BEGIN

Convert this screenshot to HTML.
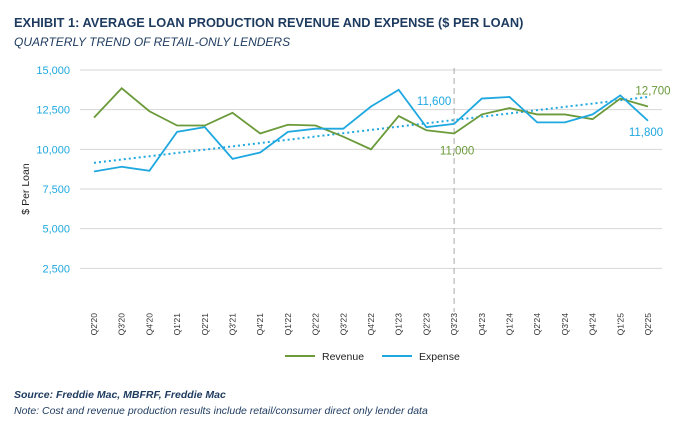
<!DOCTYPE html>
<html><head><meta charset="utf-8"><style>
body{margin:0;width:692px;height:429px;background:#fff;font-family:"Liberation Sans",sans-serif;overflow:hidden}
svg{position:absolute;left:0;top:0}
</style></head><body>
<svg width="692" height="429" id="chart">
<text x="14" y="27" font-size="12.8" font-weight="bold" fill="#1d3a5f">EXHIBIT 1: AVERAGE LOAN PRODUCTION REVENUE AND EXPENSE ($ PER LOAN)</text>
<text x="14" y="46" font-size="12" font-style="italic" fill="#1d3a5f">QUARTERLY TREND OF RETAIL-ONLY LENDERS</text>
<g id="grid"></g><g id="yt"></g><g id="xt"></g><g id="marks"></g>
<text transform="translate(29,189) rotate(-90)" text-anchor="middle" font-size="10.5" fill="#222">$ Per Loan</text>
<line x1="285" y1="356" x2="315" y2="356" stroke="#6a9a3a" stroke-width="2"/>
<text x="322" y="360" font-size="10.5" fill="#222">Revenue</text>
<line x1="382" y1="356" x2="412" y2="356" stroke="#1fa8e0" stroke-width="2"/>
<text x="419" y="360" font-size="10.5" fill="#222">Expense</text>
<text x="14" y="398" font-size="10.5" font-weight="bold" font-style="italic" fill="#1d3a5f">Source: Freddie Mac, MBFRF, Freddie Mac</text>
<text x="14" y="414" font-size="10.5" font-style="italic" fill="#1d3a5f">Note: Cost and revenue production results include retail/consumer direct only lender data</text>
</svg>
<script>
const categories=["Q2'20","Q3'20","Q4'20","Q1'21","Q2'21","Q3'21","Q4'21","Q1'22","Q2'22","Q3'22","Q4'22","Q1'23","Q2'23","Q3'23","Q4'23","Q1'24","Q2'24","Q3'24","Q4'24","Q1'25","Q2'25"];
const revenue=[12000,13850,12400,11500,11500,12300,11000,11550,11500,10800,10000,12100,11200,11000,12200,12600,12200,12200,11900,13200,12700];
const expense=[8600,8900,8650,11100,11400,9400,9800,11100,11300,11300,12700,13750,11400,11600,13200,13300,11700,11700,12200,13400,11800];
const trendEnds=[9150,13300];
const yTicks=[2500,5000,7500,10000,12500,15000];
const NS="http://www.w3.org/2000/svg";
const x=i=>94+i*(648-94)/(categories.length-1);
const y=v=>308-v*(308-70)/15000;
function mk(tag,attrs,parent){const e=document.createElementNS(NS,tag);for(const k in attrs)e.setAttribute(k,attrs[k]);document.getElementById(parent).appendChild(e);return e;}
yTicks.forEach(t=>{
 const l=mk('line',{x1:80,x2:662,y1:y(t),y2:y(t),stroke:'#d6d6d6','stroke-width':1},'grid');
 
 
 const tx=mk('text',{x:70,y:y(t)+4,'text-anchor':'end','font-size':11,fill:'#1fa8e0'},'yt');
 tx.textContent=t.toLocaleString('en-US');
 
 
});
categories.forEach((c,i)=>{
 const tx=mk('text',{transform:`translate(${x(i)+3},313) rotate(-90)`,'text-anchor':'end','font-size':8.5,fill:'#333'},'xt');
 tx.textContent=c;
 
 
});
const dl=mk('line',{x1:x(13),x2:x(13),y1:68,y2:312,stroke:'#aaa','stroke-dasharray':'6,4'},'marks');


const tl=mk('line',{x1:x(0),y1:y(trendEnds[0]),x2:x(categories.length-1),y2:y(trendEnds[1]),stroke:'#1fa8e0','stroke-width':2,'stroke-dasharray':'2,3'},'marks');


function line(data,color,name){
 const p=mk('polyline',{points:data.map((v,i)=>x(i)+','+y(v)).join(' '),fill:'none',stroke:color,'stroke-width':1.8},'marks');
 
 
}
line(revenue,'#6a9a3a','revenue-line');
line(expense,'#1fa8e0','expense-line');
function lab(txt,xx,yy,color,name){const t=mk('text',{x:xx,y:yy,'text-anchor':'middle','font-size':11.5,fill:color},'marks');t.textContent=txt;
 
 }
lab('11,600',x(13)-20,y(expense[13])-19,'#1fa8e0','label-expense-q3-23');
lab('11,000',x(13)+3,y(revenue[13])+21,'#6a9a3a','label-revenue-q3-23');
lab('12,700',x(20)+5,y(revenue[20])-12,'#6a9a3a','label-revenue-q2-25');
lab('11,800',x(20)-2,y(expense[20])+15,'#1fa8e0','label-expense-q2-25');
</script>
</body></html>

END

■ Task goal ■
Omitting all images, print the listing exactly.

■ The output ■
Convert this screenshot to HTML.
<!DOCTYPE html>
<html><head><meta charset="utf-8"><style>
body{margin:0;width:692px;height:429px;background:#fff;font-family:"Liberation Sans",sans-serif;overflow:hidden}
svg{position:absolute;left:0;top:0}
</style></head><body>
<svg width="692" height="429" id="chart">
<text x="14" y="27" font-size="12.8" font-weight="bold" fill="#1d3a5f">EXHIBIT 1: AVERAGE LOAN PRODUCTION REVENUE AND EXPENSE ($ PER LOAN)</text>
<text x="14" y="46" font-size="12" font-style="italic" fill="#1d3a5f">QUARTERLY TREND OF RETAIL-ONLY LENDERS</text>
<g id="grid"></g><g id="yt"></g><g id="xt"></g><g id="marks"></g>
<text transform="translate(29,189) rotate(-90)" text-anchor="middle" font-size="10.5" fill="#222">$ Per Loan</text>
<line x1="285" y1="356" x2="315" y2="356" stroke="#6a9a3a" stroke-width="2"/>
<text x="322" y="360" font-size="10.5" fill="#222">Revenue</text>
<line x1="382" y1="356" x2="412" y2="356" stroke="#1fa8e0" stroke-width="2"/>
<text x="419" y="360" font-size="10.5" fill="#222">Expense</text>
<text x="14" y="398" font-size="10.5" font-weight="bold" font-style="italic" fill="#1d3a5f">Source: Freddie Mac, MBFRF, Freddie Mac</text>
<text x="14" y="414" font-size="10.5" font-style="italic" fill="#1d3a5f">Note: Cost and revenue production results include retail/consumer direct only lender data</text>
</svg>
<script>
const categories=["Q2'20","Q3'20","Q4'20","Q1'21","Q2'21","Q3'21","Q4'21","Q1'22","Q2'22","Q3'22","Q4'22","Q1'23","Q2'23","Q3'23","Q4'23","Q1'24","Q2'24","Q3'24","Q4'24","Q1'25","Q2'25"];
const revenue=[12000,13850,12400,11500,11500,12300,11000,11550,11500,10800,10000,12100,11200,11000,12200,12600,12200,12200,11900,13200,12700];
const expense=[8600,8900,8650,11100,11400,9400,9800,11100,11300,11300,12700,13750,11400,11600,13200,13300,11700,11700,12200,13400,11800];
const trendEnds=[9150,13300];
const yTicks=[2500,5000,7500,10000,12500,15000];
const NS="http://www.w3.org/2000/svg";
const x=i=>94+i*(648-94)/(categories.length-1);
const y=v=>308-v*(308-70)/15000;
function mk(tag,attrs,parent){const e=document.createElementNS(NS,tag);for(const k in attrs)e.setAttribute(k,attrs[k]);document.getElementById(parent).appendChild(e);return e;}
yTicks.forEach(t=>{
 const l=mk('line',{x1:80,x2:662,y1:y(t),y2:y(t),stroke:'#d6d6d6','stroke-width':1},'grid');
 
 
 const tx=mk('text',{x:70,y:y(t)+4,'text-anchor':'end','font-size':11,fill:'#1fa8e0'},'yt');
 tx.textContent=t.toLocaleString('en-US');
 
 
});
categories.forEach((c,i)=>{
 const tx=mk('text',{transform:`translate(${x(i)+3},313) rotate(-90)`,'text-anchor':'end','font-size':8.5,fill:'#333'},'xt');
 tx.textContent=c;
 
 
});
const dl=mk('line',{x1:x(13),x2:x(13),y1:68,y2:312,stroke:'#aaa','stroke-dasharray':'6,4'},'marks');


const tl=mk('line',{x1:x(0),y1:y(trendEnds[0]),x2:x(categories.length-1),y2:y(trendEnds[1]),stroke:'#1fa8e0','stroke-width':2,'stroke-dasharray':'2,3'},'marks');


function line(data,color,name){
 const p=mk('polyline',{points:data.map((v,i)=>x(i)+','+y(v)).join(' '),fill:'none',stroke:color,'stroke-width':1.8},'marks');
 
 
}
line(revenue,'#6a9a3a','revenue-line');
line(expense,'#1fa8e0','expense-line');
function lab(txt,xx,yy,color,name){const t=mk('text',{x:xx,y:yy,'text-anchor':'middle','font-size':11.5,fill:color},'marks');t.textContent=txt;
 
 }
lab('11,600',x(13)-20,y(expense[13])-19,'#1fa8e0','label-expense-q3-23');
lab('11,000',x(13)+3,y(revenue[13])+21,'#6a9a3a','label-revenue-q3-23');
lab('12,700',x(20)+5,y(revenue[20])-12,'#6a9a3a','label-revenue-q2-25');
lab('11,800',x(20)-2,y(expense[20])+15,'#1fa8e0','label-expense-q2-25');
</script>
</body></html>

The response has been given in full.